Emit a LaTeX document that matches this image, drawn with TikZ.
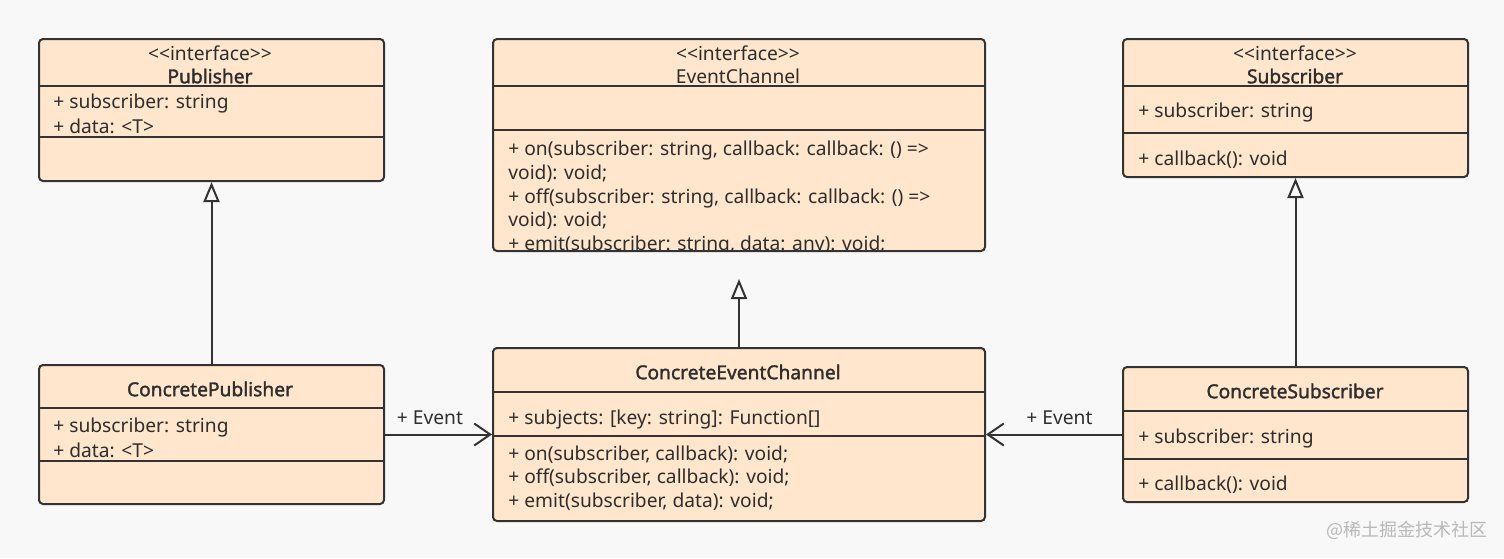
\documentclass[tikz,border=0pt]{standalone}
\usepackage{fontspec}
\setmainfont{Noto Sans}[AutoFakeBold=1.6, Ligatures=NoCommon]
\newfontfamily\cjkfont{Noto Sans CJK SC}
\usetikzlibrary{arrows.meta}
\definecolor{bgc}{HTML}{F8F8F8}
\definecolor{boxfill}{HTML}{FFE6CC}
\definecolor{boxline}{HTML}{333333}
\definecolor{txt}{HTML}{2E2E2E}
\newcommand\umlsize{\fontsize{9.6}{12.5}\selectfont}
\newcommand\headsize{\fontsize{9.6}{11.5}\selectfont}
\newcommand\opsize{\fontsize{9.6}{11.85}\selectfont}
\newcommand\stereo{<\kern0pt<interface>\kern0pt>}

\begin{document}
\begin{tikzpicture}[x=0.5pt, y=-0.5pt]
    % Common styles
    \tikzset{
        classbox/.style={draw=boxline, fill=boxfill, line width=1pt, rounded corners=2pt, anchor=north west, inner sep=0pt},
        divider/.style={draw=boxline, line width=1pt},
        member/.style={anchor=west, inner sep=0pt, align=left, text=txt, font=\umlsize},
        ops/.style={member, font=\opsize},
        header/.style={inner sep=0pt, align=center, text=txt, font=\headsize},
        classname/.style={inner sep=0pt, text=txt, font=\umlsize\bfseries},
        realize/.style={draw=boxline, line width=1pt, -{Triangle[fill=bgc, length=10pt, width=8pt]}},
        assoc/.style={draw=boxline, line width=1pt, -{Straight Barb[length=8pt, width=11pt]}},
        evlabel/.style={above=4.5pt, inner sep=0pt, text=txt, font=\umlsize}
    }
    \fill[bgc] (0,0) rectangle (1504,558);
    \useasboundingbox (0,0) rectangle (1504,558);

    % --- Interface: Publisher ---
    \node[classbox, minimum width=172.5pt, minimum height=71pt] (pub) at (38,38) {};
    \draw[divider] (pub.west |- 0,86) -- (pub.east |- 0,86);
    \draw[divider] (pub.west |- 0,137) -- (pub.east |- 0,137);
    \node[header] (pubhead) at (210,64.5) {\stereo\\\textbf{Publisher}};
    \node[member] (pubattr) at (53,113.5) {+ subscriber: string\\+ data: <T>};

    % --- Interface: EventChannel ---
    \node[classbox, minimum width=246pt, minimum height=106pt] (ec) at (492,38) {};
    \draw[divider] (ec.west |- 0,86) -- (ec.east |- 0,86);
    \draw[divider] (ec.west |- 0,130) -- (ec.east |- 0,130);
    \node[header] (echead) at (738,64.5) {\stereo\\EventChannel};
    \begin{scope}
        \clip (ec.north west) rectangle ([yshift=0.5pt]ec.south east);
        \node[ops] (ecops) at (508,198) {+ on(subscriber: string, callback: callback: () =>\\void): void;\\+ off(subscriber: string, callback: callback: () =>\\void): void;\\+ emit(subscriber: string, data: any): void;};
    \end{scope}

    % --- Interface: Subscriber ---
    \node[classbox, minimum width=172.5pt, minimum height=69pt] (sub) at (1122,38) {};
    \draw[divider] (sub.west |- 0,86) -- (sub.east |- 0,86);
    \draw[divider] (sub.west |- 0,133) -- (sub.east |- 0,133);
    \node[header] (subhead) at (1295,64.5) {\stereo\\\textbf{Subscriber}};
    \node[member] (subattr) at (1138,113) {+ subscriber: string};
    \node[member] (subops) at (1138,160) {+ callback(): void};

    % --- ConcretePublisher ---
    \node[classbox, minimum width=172.5pt, minimum height=69.5pt] (cpub) at (38,364) {};
    \draw[divider] (cpub.west |- 0,408) -- (cpub.east |- 0,408);
    \draw[divider] (cpub.west |- 0,461) -- (cpub.east |- 0,461);
    \node[classname] (cpubname) at (210,389) {ConcretePublisher};
    \node[member] (cpubattr) at (53,437.5) {+ subscriber: string\\+ data: <T>};

    % --- ConcreteEventChannel ---
    \node[classbox, minimum width=246pt, minimum height=86.5pt] (cec) at (492,347) {};
    \draw[divider] (cec.west |- 0,392) -- (cec.east |- 0,392);
    \draw[divider] (cec.west |- 0,436) -- (cec.east |- 0,436);
    \node[classname] (cecname) at (738,372) {ConcreteEventChannel};
    \node[member] (cecattr) at (508,419) {+ subjects: [key: string]: Function[]};
    \node[ops] (cecops) at (508,478) {+ on(subscriber, callback): void;\\+ off(subscriber, callback): void;\\+ emit(subscriber, data): void;};

    % --- ConcreteSubscriber ---
    \node[classbox, minimum width=172.5pt, minimum height=67.5pt] (csub) at (1122,366) {};
    \draw[divider] (csub.west |- 0,411) -- (csub.east |- 0,411);
    \draw[divider] (csub.west |- 0,459) -- (csub.east |- 0,459);
    \node[classname] (csubname) at (1295,391) {ConcreteSubscriber};
    \node[member] (csubattr) at (1138,438) {+ subscriber: string};
    \node[member] (csubops) at (1138,485) {+ callback(): void};

    % Realization arrows
    \coordinate (ectip) at ([yshift=-13.5pt]ec.south);
    \draw[realize] (cpub.north) -- (pub.south);
    \draw[realize] (cec.north) -- (ectip);
    \draw[realize] (csub.north) -- (sub.south);

    % Event associations
    \draw[assoc] (cpub.east) -- node[evlabel, pos=0.42] (evpub) {+ Event} (cec.west);
    \draw[assoc] (csub.west) -- node[evlabel, pos=0.46] (evsub) {+ Event} (cec.east);

    % Watermark
    \node[text=gray!55, font=\cjkfont\fontsize{9}{10}\selectfont, inner sep=0pt] (mark) at (1407,530) {@稀土掘金技术社区};
\end{tikzpicture}
\end{document}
━━━━
* **Instructions for the task**
Except for the pictures, reproduce every line exactly.

* **Expected output**
Emit a LaTeX document that matches this image, drawn with TikZ.
\documentclass[tikz,border=0pt]{standalone}
\usepackage{fontspec}
\setmainfont{Noto Sans}[AutoFakeBold=1.6, Ligatures=NoCommon]
\newfontfamily\cjkfont{Noto Sans CJK SC}
\usetikzlibrary{arrows.meta}
\definecolor{bgc}{HTML}{F8F8F8}
\definecolor{boxfill}{HTML}{FFE6CC}
\definecolor{boxline}{HTML}{333333}
\definecolor{txt}{HTML}{2E2E2E}
\newcommand\umlsize{\fontsize{9.6}{12.5}\selectfont}
\newcommand\headsize{\fontsize{9.6}{11.5}\selectfont}
\newcommand\opsize{\fontsize{9.6}{11.85}\selectfont}
\newcommand\stereo{<\kern0pt<interface>\kern0pt>}

\begin{document}
\begin{tikzpicture}[x=0.5pt, y=-0.5pt]
    % Common styles
    \tikzset{
        classbox/.style={draw=boxline, fill=boxfill, line width=1pt, rounded corners=2pt, anchor=north west, inner sep=0pt},
        divider/.style={draw=boxline, line width=1pt},
        member/.style={anchor=west, inner sep=0pt, align=left, text=txt, font=\umlsize},
        ops/.style={member, font=\opsize},
        header/.style={inner sep=0pt, align=center, text=txt, font=\headsize},
        classname/.style={inner sep=0pt, text=txt, font=\umlsize\bfseries},
        realize/.style={draw=boxline, line width=1pt, -{Triangle[fill=bgc, length=10pt, width=8pt]}},
        assoc/.style={draw=boxline, line width=1pt, -{Straight Barb[length=8pt, width=11pt]}},
        evlabel/.style={above=4.5pt, inner sep=0pt, text=txt, font=\umlsize}
    }
    \fill[bgc] (0,0) rectangle (1504,558);
    \useasboundingbox (0,0) rectangle (1504,558);

    % --- Interface: Publisher ---
    \node[classbox, minimum width=172.5pt, minimum height=71pt] (pub) at (38,38) {};
    \draw[divider] (pub.west |- 0,86) -- (pub.east |- 0,86);
    \draw[divider] (pub.west |- 0,137) -- (pub.east |- 0,137);
    \node[header] (pubhead) at (210,64.5) {\stereo\\\textbf{Publisher}};
    \node[member] (pubattr) at (53,113.5) {+ subscriber: string\\+ data: <T>};

    % --- Interface: EventChannel ---
    \node[classbox, minimum width=246pt, minimum height=106pt] (ec) at (492,38) {};
    \draw[divider] (ec.west |- 0,86) -- (ec.east |- 0,86);
    \draw[divider] (ec.west |- 0,130) -- (ec.east |- 0,130);
    \node[header] (echead) at (738,64.5) {\stereo\\EventChannel};
    \begin{scope}
        \clip (ec.north west) rectangle ([yshift=0.5pt]ec.south east);
        \node[ops] (ecops) at (508,198) {+ on(subscriber: string, callback: callback: () =>\\void): void;\\+ off(subscriber: string, callback: callback: () =>\\void): void;\\+ emit(subscriber: string, data: any): void;};
    \end{scope}

    % --- Interface: Subscriber ---
    \node[classbox, minimum width=172.5pt, minimum height=69pt] (sub) at (1122,38) {};
    \draw[divider] (sub.west |- 0,86) -- (sub.east |- 0,86);
    \draw[divider] (sub.west |- 0,133) -- (sub.east |- 0,133);
    \node[header] (subhead) at (1295,64.5) {\stereo\\\textbf{Subscriber}};
    \node[member] (subattr) at (1138,113) {+ subscriber: string};
    \node[member] (subops) at (1138,160) {+ callback(): void};

    % --- ConcretePublisher ---
    \node[classbox, minimum width=172.5pt, minimum height=69.5pt] (cpub) at (38,364) {};
    \draw[divider] (cpub.west |- 0,408) -- (cpub.east |- 0,408);
    \draw[divider] (cpub.west |- 0,461) -- (cpub.east |- 0,461);
    \node[classname] (cpubname) at (210,389) {ConcretePublisher};
    \node[member] (cpubattr) at (53,437.5) {+ subscriber: string\\+ data: <T>};

    % --- ConcreteEventChannel ---
    \node[classbox, minimum width=246pt, minimum height=86.5pt] (cec) at (492,347) {};
    \draw[divider] (cec.west |- 0,392) -- (cec.east |- 0,392);
    \draw[divider] (cec.west |- 0,436) -- (cec.east |- 0,436);
    \node[classname] (cecname) at (738,372) {ConcreteEventChannel};
    \node[member] (cecattr) at (508,419) {+ subjects: [key: string]: Function[]};
    \node[ops] (cecops) at (508,478) {+ on(subscriber, callback): void;\\+ off(subscriber, callback): void;\\+ emit(subscriber, data): void;};

    % --- ConcreteSubscriber ---
    \node[classbox, minimum width=172.5pt, minimum height=67.5pt] (csub) at (1122,366) {};
    \draw[divider] (csub.west |- 0,411) -- (csub.east |- 0,411);
    \draw[divider] (csub.west |- 0,459) -- (csub.east |- 0,459);
    \node[classname] (csubname) at (1295,391) {ConcreteSubscriber};
    \node[member] (csubattr) at (1138,438) {+ subscriber: string};
    \node[member] (csubops) at (1138,485) {+ callback(): void};

    % Realization arrows
    \coordinate (ectip) at ([yshift=-13.5pt]ec.south);
    \draw[realize] (cpub.north) -- (pub.south);
    \draw[realize] (cec.north) -- (ectip);
    \draw[realize] (csub.north) -- (sub.south);

    % Event associations
    \draw[assoc] (cpub.east) -- node[evlabel, pos=0.42] (evpub) {+ Event} (cec.west);
    \draw[assoc] (csub.west) -- node[evlabel, pos=0.46] (evsub) {+ Event} (cec.east);

    % Watermark
    \node[text=gray!55, font=\cjkfont\fontsize{9}{10}\selectfont, inner sep=0pt] (mark) at (1407,530) {@稀土掘金技术社区};
\end{tikzpicture}
\end{document}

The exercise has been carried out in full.